--- START Dataset content ---

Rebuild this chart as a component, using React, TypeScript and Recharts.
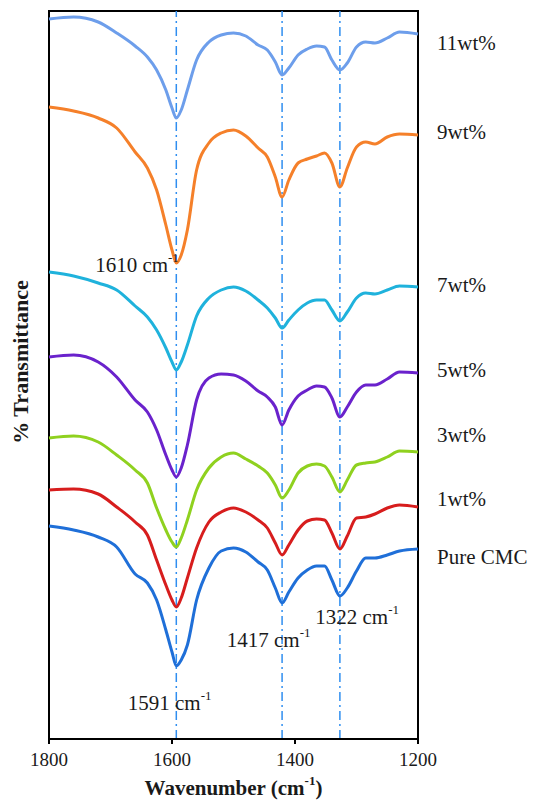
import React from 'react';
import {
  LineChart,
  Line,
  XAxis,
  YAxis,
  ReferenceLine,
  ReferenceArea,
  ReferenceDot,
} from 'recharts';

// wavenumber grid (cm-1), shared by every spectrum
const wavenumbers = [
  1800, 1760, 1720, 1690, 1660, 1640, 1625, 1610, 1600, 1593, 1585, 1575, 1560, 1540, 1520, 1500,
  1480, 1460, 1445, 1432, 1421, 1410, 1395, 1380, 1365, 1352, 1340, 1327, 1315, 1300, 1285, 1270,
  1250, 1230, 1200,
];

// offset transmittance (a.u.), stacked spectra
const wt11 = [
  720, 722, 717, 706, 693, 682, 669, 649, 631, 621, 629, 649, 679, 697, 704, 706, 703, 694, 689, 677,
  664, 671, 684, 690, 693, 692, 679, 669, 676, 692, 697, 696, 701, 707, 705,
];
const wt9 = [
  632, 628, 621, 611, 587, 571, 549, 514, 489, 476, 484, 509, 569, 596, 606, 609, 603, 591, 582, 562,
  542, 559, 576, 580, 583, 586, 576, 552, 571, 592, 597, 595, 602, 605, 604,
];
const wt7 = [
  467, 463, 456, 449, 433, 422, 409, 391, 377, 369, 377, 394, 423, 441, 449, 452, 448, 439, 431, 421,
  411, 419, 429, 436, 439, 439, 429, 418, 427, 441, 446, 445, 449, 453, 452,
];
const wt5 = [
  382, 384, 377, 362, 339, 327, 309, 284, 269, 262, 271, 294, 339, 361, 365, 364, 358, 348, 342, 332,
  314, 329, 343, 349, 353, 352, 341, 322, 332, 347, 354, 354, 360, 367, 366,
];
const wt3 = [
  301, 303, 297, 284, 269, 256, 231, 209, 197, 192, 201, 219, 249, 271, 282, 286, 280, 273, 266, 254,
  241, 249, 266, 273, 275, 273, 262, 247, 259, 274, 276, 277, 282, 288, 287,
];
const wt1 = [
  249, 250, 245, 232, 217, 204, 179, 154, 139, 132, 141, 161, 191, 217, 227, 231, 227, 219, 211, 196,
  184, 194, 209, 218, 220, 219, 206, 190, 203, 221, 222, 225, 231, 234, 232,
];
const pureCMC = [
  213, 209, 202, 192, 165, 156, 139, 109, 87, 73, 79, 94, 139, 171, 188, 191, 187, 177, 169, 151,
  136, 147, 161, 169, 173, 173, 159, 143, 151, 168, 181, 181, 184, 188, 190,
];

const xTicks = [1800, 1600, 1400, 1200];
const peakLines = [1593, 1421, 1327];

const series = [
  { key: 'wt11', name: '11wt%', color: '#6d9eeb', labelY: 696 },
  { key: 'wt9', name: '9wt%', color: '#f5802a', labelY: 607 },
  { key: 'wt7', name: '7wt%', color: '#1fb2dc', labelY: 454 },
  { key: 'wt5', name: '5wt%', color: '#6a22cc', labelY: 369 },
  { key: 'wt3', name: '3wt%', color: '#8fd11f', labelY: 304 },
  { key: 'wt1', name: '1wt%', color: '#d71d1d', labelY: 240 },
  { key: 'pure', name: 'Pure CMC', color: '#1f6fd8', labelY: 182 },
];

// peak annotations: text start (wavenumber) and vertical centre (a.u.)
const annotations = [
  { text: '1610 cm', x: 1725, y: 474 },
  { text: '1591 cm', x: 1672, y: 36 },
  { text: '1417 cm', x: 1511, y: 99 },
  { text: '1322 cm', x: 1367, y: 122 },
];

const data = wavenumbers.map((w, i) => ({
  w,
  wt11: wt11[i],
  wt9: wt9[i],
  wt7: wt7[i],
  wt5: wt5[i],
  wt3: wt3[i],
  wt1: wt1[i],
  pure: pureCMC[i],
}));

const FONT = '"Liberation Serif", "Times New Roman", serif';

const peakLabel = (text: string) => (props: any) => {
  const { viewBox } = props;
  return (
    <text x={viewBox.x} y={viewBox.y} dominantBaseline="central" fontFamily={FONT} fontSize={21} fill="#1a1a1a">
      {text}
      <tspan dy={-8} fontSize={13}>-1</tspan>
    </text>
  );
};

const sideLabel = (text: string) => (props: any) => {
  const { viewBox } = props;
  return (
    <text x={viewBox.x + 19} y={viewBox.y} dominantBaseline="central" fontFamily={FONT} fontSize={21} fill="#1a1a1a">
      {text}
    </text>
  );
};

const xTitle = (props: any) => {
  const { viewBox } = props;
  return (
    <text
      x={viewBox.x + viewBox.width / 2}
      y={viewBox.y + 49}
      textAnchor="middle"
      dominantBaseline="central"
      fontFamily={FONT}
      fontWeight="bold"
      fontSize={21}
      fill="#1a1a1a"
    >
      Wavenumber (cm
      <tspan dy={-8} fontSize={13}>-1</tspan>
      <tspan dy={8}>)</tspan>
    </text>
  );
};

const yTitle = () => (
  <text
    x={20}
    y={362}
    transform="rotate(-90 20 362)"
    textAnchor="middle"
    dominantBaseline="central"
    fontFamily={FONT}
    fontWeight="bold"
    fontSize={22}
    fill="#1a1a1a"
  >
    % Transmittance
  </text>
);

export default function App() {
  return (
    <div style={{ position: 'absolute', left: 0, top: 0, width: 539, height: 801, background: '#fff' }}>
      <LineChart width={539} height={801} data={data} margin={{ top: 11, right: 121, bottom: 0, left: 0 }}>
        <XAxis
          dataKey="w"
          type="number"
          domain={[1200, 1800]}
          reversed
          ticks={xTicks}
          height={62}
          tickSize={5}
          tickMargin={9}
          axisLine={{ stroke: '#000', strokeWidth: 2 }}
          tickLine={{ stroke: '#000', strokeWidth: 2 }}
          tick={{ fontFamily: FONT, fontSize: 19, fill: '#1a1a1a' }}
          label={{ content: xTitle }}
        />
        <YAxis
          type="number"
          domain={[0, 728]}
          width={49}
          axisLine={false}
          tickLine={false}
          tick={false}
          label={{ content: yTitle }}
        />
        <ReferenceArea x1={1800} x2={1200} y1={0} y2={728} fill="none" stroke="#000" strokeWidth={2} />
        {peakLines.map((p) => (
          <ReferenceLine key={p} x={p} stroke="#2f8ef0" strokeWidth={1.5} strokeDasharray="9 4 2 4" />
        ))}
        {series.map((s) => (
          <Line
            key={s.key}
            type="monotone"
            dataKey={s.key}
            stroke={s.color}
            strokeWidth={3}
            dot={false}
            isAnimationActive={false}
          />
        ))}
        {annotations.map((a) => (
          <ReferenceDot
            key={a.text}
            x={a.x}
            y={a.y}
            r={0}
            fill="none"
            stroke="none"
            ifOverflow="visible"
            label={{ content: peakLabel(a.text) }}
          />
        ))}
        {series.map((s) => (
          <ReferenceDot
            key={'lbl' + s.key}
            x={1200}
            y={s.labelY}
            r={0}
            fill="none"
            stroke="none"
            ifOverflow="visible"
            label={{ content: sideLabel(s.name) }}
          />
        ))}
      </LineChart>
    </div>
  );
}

--- END Dataset content ---

Exercise aim:
Copy the listing over exactly, skipping the pictures it holds.

Response below:
Rebuild this chart as a component, using React, TypeScript and Recharts.
import React from 'react';
import {
  LineChart,
  Line,
  XAxis,
  YAxis,
  ReferenceLine,
  ReferenceArea,
  ReferenceDot,
} from 'recharts';

// wavenumber grid (cm-1), shared by every spectrum
const wavenumbers = [
  1800, 1760, 1720, 1690, 1660, 1640, 1625, 1610, 1600, 1593, 1585, 1575, 1560, 1540, 1520, 1500,
  1480, 1460, 1445, 1432, 1421, 1410, 1395, 1380, 1365, 1352, 1340, 1327, 1315, 1300, 1285, 1270,
  1250, 1230, 1200,
];

// offset transmittance (a.u.), stacked spectra
const wt11 = [
  720, 722, 717, 706, 693, 682, 669, 649, 631, 621, 629, 649, 679, 697, 704, 706, 703, 694, 689, 677,
  664, 671, 684, 690, 693, 692, 679, 669, 676, 692, 697, 696, 701, 707, 705,
];
const wt9 = [
  632, 628, 621, 611, 587, 571, 549, 514, 489, 476, 484, 509, 569, 596, 606, 609, 603, 591, 582, 562,
  542, 559, 576, 580, 583, 586, 576, 552, 571, 592, 597, 595, 602, 605, 604,
];
const wt7 = [
  467, 463, 456, 449, 433, 422, 409, 391, 377, 369, 377, 394, 423, 441, 449, 452, 448, 439, 431, 421,
  411, 419, 429, 436, 439, 439, 429, 418, 427, 441, 446, 445, 449, 453, 452,
];
const wt5 = [
  382, 384, 377, 362, 339, 327, 309, 284, 269, 262, 271, 294, 339, 361, 365, 364, 358, 348, 342, 332,
  314, 329, 343, 349, 353, 352, 341, 322, 332, 347, 354, 354, 360, 367, 366,
];
const wt3 = [
  301, 303, 297, 284, 269, 256, 231, 209, 197, 192, 201, 219, 249, 271, 282, 286, 280, 273, 266, 254,
  241, 249, 266, 273, 275, 273, 262, 247, 259, 274, 276, 277, 282, 288, 287,
];
const wt1 = [
  249, 250, 245, 232, 217, 204, 179, 154, 139, 132, 141, 161, 191, 217, 227, 231, 227, 219, 211, 196,
  184, 194, 209, 218, 220, 219, 206, 190, 203, 221, 222, 225, 231, 234, 232,
];
const pureCMC = [
  213, 209, 202, 192, 165, 156, 139, 109, 87, 73, 79, 94, 139, 171, 188, 191, 187, 177, 169, 151,
  136, 147, 161, 169, 173, 173, 159, 143, 151, 168, 181, 181, 184, 188, 190,
];

const xTicks = [1800, 1600, 1400, 1200];
const peakLines = [1593, 1421, 1327];

const series = [
  { key: 'wt11', name: '11wt%', color: '#6d9eeb', labelY: 696 },
  { key: 'wt9', name: '9wt%', color: '#f5802a', labelY: 607 },
  { key: 'wt7', name: '7wt%', color: '#1fb2dc', labelY: 454 },
  { key: 'wt5', name: '5wt%', color: '#6a22cc', labelY: 369 },
  { key: 'wt3', name: '3wt%', color: '#8fd11f', labelY: 304 },
  { key: 'wt1', name: '1wt%', color: '#d71d1d', labelY: 240 },
  { key: 'pure', name: 'Pure CMC', color: '#1f6fd8', labelY: 182 },
];

// peak annotations: text start (wavenumber) and vertical centre (a.u.)
const annotations = [
  { text: '1610 cm', x: 1725, y: 474 },
  { text: '1591 cm', x: 1672, y: 36 },
  { text: '1417 cm', x: 1511, y: 99 },
  { text: '1322 cm', x: 1367, y: 122 },
];

const data = wavenumbers.map((w, i) => ({
  w,
  wt11: wt11[i],
  wt9: wt9[i],
  wt7: wt7[i],
  wt5: wt5[i],
  wt3: wt3[i],
  wt1: wt1[i],
  pure: pureCMC[i],
}));

const FONT = '"Liberation Serif", "Times New Roman", serif';

const peakLabel = (text: string) => (props: any) => {
  const { viewBox } = props;
  return (
    <text x={viewBox.x} y={viewBox.y} dominantBaseline="central" fontFamily={FONT} fontSize={21} fill="#1a1a1a">
      {text}
      <tspan dy={-8} fontSize={13}>-1</tspan>
    </text>
  );
};

const sideLabel = (text: string) => (props: any) => {
  const { viewBox } = props;
  return (
    <text x={viewBox.x + 19} y={viewBox.y} dominantBaseline="central" fontFamily={FONT} fontSize={21} fill="#1a1a1a">
      {text}
    </text>
  );
};

const xTitle = (props: any) => {
  const { viewBox } = props;
  return (
    <text
      x={viewBox.x + viewBox.width / 2}
      y={viewBox.y + 49}
      textAnchor="middle"
      dominantBaseline="central"
      fontFamily={FONT}
      fontWeight="bold"
      fontSize={21}
      fill="#1a1a1a"
    >
      Wavenumber (cm
      <tspan dy={-8} fontSize={13}>-1</tspan>
      <tspan dy={8}>)</tspan>
    </text>
  );
};

const yTitle = () => (
  <text
    x={20}
    y={362}
    transform="rotate(-90 20 362)"
    textAnchor="middle"
    dominantBaseline="central"
    fontFamily={FONT}
    fontWeight="bold"
    fontSize={22}
    fill="#1a1a1a"
  >
    % Transmittance
  </text>
);

export default function App() {
  return (
    <div style={{ position: 'absolute', left: 0, top: 0, width: 539, height: 801, background: '#fff' }}>
      <LineChart width={539} height={801} data={data} margin={{ top: 11, right: 121, bottom: 0, left: 0 }}>
        <XAxis
          dataKey="w"
          type="number"
          domain={[1200, 1800]}
          reversed
          ticks={xTicks}
          height={62}
          tickSize={5}
          tickMargin={9}
          axisLine={{ stroke: '#000', strokeWidth: 2 }}
          tickLine={{ stroke: '#000', strokeWidth: 2 }}
          tick={{ fontFamily: FONT, fontSize: 19, fill: '#1a1a1a' }}
          label={{ content: xTitle }}
        />
        <YAxis
          type="number"
          domain={[0, 728]}
          width={49}
          axisLine={false}
          tickLine={false}
          tick={false}
          label={{ content: yTitle }}
        />
        <ReferenceArea x1={1800} x2={1200} y1={0} y2={728} fill="none" stroke="#000" strokeWidth={2} />
        {peakLines.map((p) => (
          <ReferenceLine key={p} x={p} stroke="#2f8ef0" strokeWidth={1.5} strokeDasharray="9 4 2 4" />
        ))}
        {series.map((s) => (
          <Line
            key={s.key}
            type="monotone"
            dataKey={s.key}
            stroke={s.color}
            strokeWidth={3}
            dot={false}
            isAnimationActive={false}
          />
        ))}
        {annotations.map((a) => (
          <ReferenceDot
            key={a.text}
            x={a.x}
            y={a.y}
            r={0}
            fill="none"
            stroke="none"
            ifOverflow="visible"
            label={{ content: peakLabel(a.text) }}
          />
        ))}
        {series.map((s) => (
          <ReferenceDot
            key={'lbl' + s.key}
            x={1200}
            y={s.labelY}
            r={0}
            fill="none"
            stroke="none"
            ifOverflow="visible"
            label={{ content: sideLabel(s.name) }}
          />
        ))}
      </LineChart>
    </div>
  );
}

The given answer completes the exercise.